So, the fundamental problem: For a site using standard caching (in the database), it's very easy to cause the cache system to write huge numbers of cache entries, being duplicates of cached pages or other cache objects, so rapidly filling disk space. As far as I know there is no protection available against such an attack, other than table size limits in mysql (which is hardly an ideal solution).
This vulnerability has been around for a long time, nothing new here. Does anybody else think this needs to be addressed, whether in D8 or as an add-on module? I've searched but can't find any more discussion on the topic.
Copy of my post at: http://drupal.org/node/1245482#comment-7096812 ...
I found this issue by Googling for drupal page cache dos attack - it occurred to me today that URL variation could be a very easy way to bring a site down by using up excessive disk space.
GET parameters are not the only problem. Standard Drupal behaviour is to try to find a matching URL path, and serve the page which is the closest fit. So, this issue page is at http://drupal.org/node/1245482 but I can also get to it at http://drupal.org/node/1245482/something-here and http://drupal.org/node/1245482/something-else-here
So, on a standard installation, all variations of a URL would get cached separately - a (D)DOS attack could very easily start filling the cache (a database table in the case of a basic installation), loading mysql or whatever, potentially filling the disk.
But, the problem is even more extensive: Many modules and Drupal internals store objects in the cache, not just pages. Any time that an object is cached, and the cache-id is dependent on URL parameters, the same issue comes into effect - multiple cache entries of the same cacheable object.
So, in my mind, the correct solution would be to detect that an object is already cached - take an md5 (etc) of the object, keep a list of md5 values that we have already stored in the cache. When requested to cache an object, check if the same object (by md5) has already been cached. If it has, then store a pointer to that cache-object rather than storing the entire object in cache again. The space required to store the pointer could be very small - an index into an array of something like $cache_index[$index_value][$md5][$target_cache_id].

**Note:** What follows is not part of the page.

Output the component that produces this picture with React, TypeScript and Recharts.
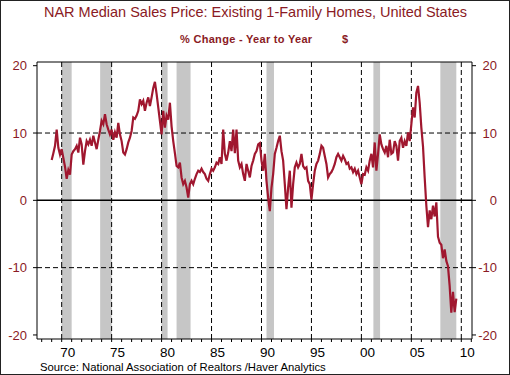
import { Line, LineChart, ReferenceArea, ReferenceLine, XAxis, YAxis } from "recharts";

// bimonthly readings of the year-to-year % change, starting Jan 1969
const START_YEAR = 1969;
const STEPS_PER_YEAR = 6;

const pct1969to1978 = [
  6.0, 7.0, 8.1, 10.5, 7.8, 6.8,
  7.6, 6.3, 5.0, 3.2, 4.5, 3.8,
  6.8, 7.3, 7.6, 8.1, 7.1, 9.3,
  8.3, 5.3, 7.3, 8.8, 8.3, 9.0,
  8.1, 9.6, 8.6, 7.6, 9.0, 10.3,
  11.8, 11.3, 12.8, 11.3, 10.5, 9.8,
  10.5, 9.0, 10.1, 9.3, 11.5, 9.8,
  8.8, 7.1, 6.8, 7.6, 8.6, 9.3,
  10.3, 12.3, 12.1, 12.6, 13.3, 15.0,
  14.3, 14.8, 13.3, 14.5, 15.3, 14.0,
];

const pct1979to1988 = [
  15.3, 16.7, 17.6, 15.8, 13.8, 11.8,
  9.8, 13.3, 10.8, 12.6, 12.0, 14.5,
  11.0, 8.8, 7.0, 5.1, 4.9, 5.6,
  3.4, 2.4, 2.9, 1.9, 0.4, 2.4,
  2.9, 2.4, 3.2, 3.9, 4.4, 4.2,
  4.7, 4.2, 3.9, 3.2, 2.9, 3.9,
  4.7, 4.4, 4.9, 5.6, 5.4, 6.4,
  5.4, 10.5, 6.9, 5.9, 7.1, 8.8,
  7.3, 10.5, 7.0, 10.5, 5.9, 4.9,
  5.4, 3.9, 2.9, 5.4, 4.4, 3.4,
];

const pct1989to1998 = [
  5.1, 5.9, 6.9, 7.3, 8.3, 8.5,
  5.9, 4.4, 6.9, 2.9, 0.4, -1.6,
  1.9, 3.9, 6.9, 7.8, 8.8, 9.6,
  7.3, 5.9, 2.4, -1.3, 1.9, 4.4,
  -1.1, 2.4, 4.9, 5.6, 4.9, 5.4,
  6.9, 5.1, 4.7, 4.9, 2.9, 2.4,
  0.1, 2.4, 4.4, 5.4, 5.9, 6.9,
  8.1, 7.8, 6.6, 5.4, 3.4, 3.9,
  4.2, 4.7, 5.4, 6.4, 6.9, 6.4,
  5.9, 6.6, 6.1, 5.4, 5.6, 4.7,
];

const pct1999to2009 = [
  4.9, 4.2, 4.7, 3.9, 4.4, 3.4,
  2.4, 3.9, 3.8, 4.9, 4.4, 5.9,
  6.9, 4.9, 8.6, 4.4, 6.9, 9.8,
  8.3, 7.6, 7.1, 8.1, 6.4, 9.0,
  6.9, 7.1, 8.8, 8.1, 5.9, 8.8,
  9.3, 7.8, 8.8, 8.1, 10.1, 8.8,
  11.3, 13.8, 12.3, 16.0, 17.0, 14.5,
  10.8, 8.0, 3.4, -0.8, -4.0, -1.5,
  -2.8, -0.8, -2.4, -0.3, -5.4, -6.3,
  -6.6, -8.6, -7.3, -9.0, -9.8, -12.7,
  -16.7, -13.6, -16.6, -14.6,
];

const recessions = [
  [1970.0, 1971.0],
  [1973.85, 1975.0],
  [1980.0, 1980.6],
  [1981.5, 1982.9],
  [1990.5, 1991.25],
  [2001.2, 2001.87],
  [2007.9, 2009.5],
];

const fiveYearLines = [1970, 1975, 1980, 1985, 1990, 1995, 2000, 2005, 2010];
const yearTicks = [
  1968, 1969, 1970, 1971, 1972, 1973, 1974, 1975, 1976, 1977, 1978, 1979,
  1980, 1981, 1982, 1983, 1984, 1985, 1986, 1987, 1988, 1989, 1990, 1991,
  1992, 1993, 1994, 1995, 1996, 1997, 1998, 1999, 2000, 2001, 2002, 2003,
  2004, 2005, 2006, 2007, 2008, 2009, 2010, 2011,
];
const yTicks = [-20, -10, 0, 10, 20];

const RED = "#8a1a24";
const LINE_RED = "#a0172f";
const FONT = "'Liberation Sans', Arial, sans-serif";

const data = [...pct1969to1978, ...pct1979to1988, ...pct1989to1998, ...pct1999to2009].map(
  (pct, i) => ({ t: START_YEAR + i / STEPS_PER_YEAR, pct })
);

function YearTick(props: any) {
  const { x, y, payload } = props;
  const major = payload.value % 5 === 0;
  return (
    <g>
      <line x1={x} x2={x} y1={y} y2={y + 3} stroke="#000" />
      {major && (
        <text x={x + 6} y={y + 18} textAnchor="middle" fontSize={13.5} fill="#000" fontFamily={FONT}>
          {String(payload.value).slice(2)}
        </text>
      )}
    </g>
  );
}

function RightTick(props: any) {
  const { x, y, payload } = props;
  return (
    <text x={x + 19} y={y} dy="0.355em" textAnchor="end" fontSize={13} fill={RED} fontFamily={FONT}>
      {payload.value}
    </text>
  );
}

export default function App() {
  return (
    <div style={{ position: "fixed", left: 0, top: 0, width: 510, height: 375, background: "#fff" }}>
      <LineChart width={510} height={375} data={data} margin={{ top: 62, right: 0, bottom: 16, left: 0 }}>
        <XAxis
          dataKey="t"
          type="number"
          domain={[1967.53, 2011.07]}
          allowDataOverflow
          ticks={yearTicks}
          interval={0}
          tickSize={0}
          tickMargin={0}
          tickLine={false}
          tick={<YearTick />}
          axisLine={{ stroke: "#000" }}
          height={20}
        />
        <YAxis
          yAxisId="l"
          domain={[-20.6, 20.55]}
          allowDataOverflow
          ticks={yTicks}
          width={37}
          tickSize={4}
          tickMargin={6}
          axisLine={{ stroke: "#000" }}
          tickLine={{ stroke: "#000" }}
          tick={{ fill: RED, fontSize: 13, fontFamily: FONT }}
        />
        <YAxis
          yAxisId="r"
          orientation="right"
          domain={[-20.6, 20.55]}
          allowDataOverflow
          ticks={yTicks}
          width={38}
          tickSize={4}
          tickMargin={2}
          axisLine={{ stroke: "#000" }}
          tickLine={{ stroke: "#000" }}
          tick={<RightTick />}
        />
        {recessions.map(([a, b]) => (
          <ReferenceArea key={a} yAxisId="l" x1={a} x2={b} fill="#c6c6c6" fillOpacity={1} stroke="none" />
        ))}
        {fiveYearLines.map((yr) => (
          <ReferenceLine key={yr} yAxisId="l" x={yr} stroke="#000" strokeDasharray="5 3" />
        ))}
        <ReferenceLine yAxisId="l" y={10} stroke="#000" strokeDasharray="5 3" />
        <ReferenceLine yAxisId="l" y={-10} stroke="#000" strokeDasharray="5 3" />
        <ReferenceLine yAxisId="l" y={0} stroke="#000" strokeWidth={1.5} />
        <ReferenceLine yAxisId="l" y={20.55} stroke="#000" />
        <Line
          yAxisId="l"
          dataKey="pct"
          type="linear"
          stroke={LINE_RED}
          strokeWidth={2.2}
          dot={false}
          isAnimationActive={false}
        />
      </LineChart>
      <svg width={510} height={375} style={{ position: "absolute", left: 0, top: 0, pointerEvents: "none" }}>
        <rect x={0.5} y={0.5} width={509} height={374} fill="none" stroke="#222" />
        <text x={255.5} y={17} textAnchor="middle" fontSize={14.5} fill={RED} fontFamily={FONT}>
          NAR Median Sales Price: Existing 1-Family Homes, United States
        </text>
        <text x={180} y={43} fontSize={11} fontWeight="bold" letterSpacing={0.3} fill={RED} fontFamily={FONT}>
          % Change - Year to Year
        </text>
        <text x={342} y={43} fontSize={11} fontWeight="bold" fill={RED} fontFamily={FONT}>
          $
        </text>
        <text x={40} y={370.5} fontSize={11.3} fill="#000" fontFamily={FONT}>
          Source:  National Association of Realtors /Haver Analytics
        </text>
      </svg>
    </div>
  );
}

Then there is the issue that we might just happen to get an md5 collision. So we might need a "check for collision" option, which would mean retrieving the existing cached object and checking if it's identical to the object currently requested to be cached. If it is not identical, we need to cache the new object separately. So then we would need $cache_index[$index_value][$md5][$variant_id][$target_cache_id]. How to generate the variant_id? I don't know. Some other hash algorithm maybe. But what about a double-collision? So, a much simpler alternative would be to just flag that md5 as "not cacheable", and resort to old behaviour (always store object in cache) for any object which had a matching md5 - in practice this would "never" happen.
Some other complexities: We might need an "instance count" for the referenced cached object. Then, on a cache_clear request, clear the target object from the cache when the instance count reaches zero. We might choose to update the expiry data on an existing cached object when receiving a request to cache an identical object. Or probably better, we could store the new expiry in the cache index item. Some module somewhere might need to reliably read the timestamp for items which it has cached - this is possible with the current cache system, so should probably still be supported in some enhanced cache system.
Finally, we need to prevent the cache index from growing excessively (potentially the same DOS vulnerability that we started with). That's not too difficult - give it a maximum size, and clear out "least-used" values when it gets full. Ok, now we need an algorithm for that, LRU or LFU etc. - http://en.wikipedia.org/wiki/Least_recently_used - LRU is simple to implement, and probably adequate.
Additionally, we could potentially detect DOS attacks. If we find we are getting large numbers of requests at distinct urls which result in identical objects passed to cache_set(), then we have apparently have a DOS attempt. Offending requests could be ignored, redirected, returned a 404, etc.
Ok, this would all be considerable processing overhead, but in my mind it's the only way to address the underlying issue. Probably too much overhead to be included core, but perhaps as a module, for those that wanted it. The alternative approach of somehow detecting "valid" URLs is probably not feasible, for the reasons that others have already mentioned above (Views filters, etc.).
A much simpler alternative - just limit the total number of entries or total size of the cache, probably with independent limits per "bin". Use LRU or whatever to clear-out "old" items. The problem with that approach is that an attacker could effectively defeat the cache, leading to increased load, similar to point (2) in the original post above. But, it would at least solve the issue of using excessive disk space (which could otherwise crash the server etc). A simple mechanism like this could, perhaps should, be in core. "Advanced" users would be using Varnish, APC, etc, which can provide their own limits on storage size, but the majority of Drupal sites use the core system cache with database tables and so would be vulnerable. Currently such sites running D5/D6/D7 are vulnerable to this type of attack.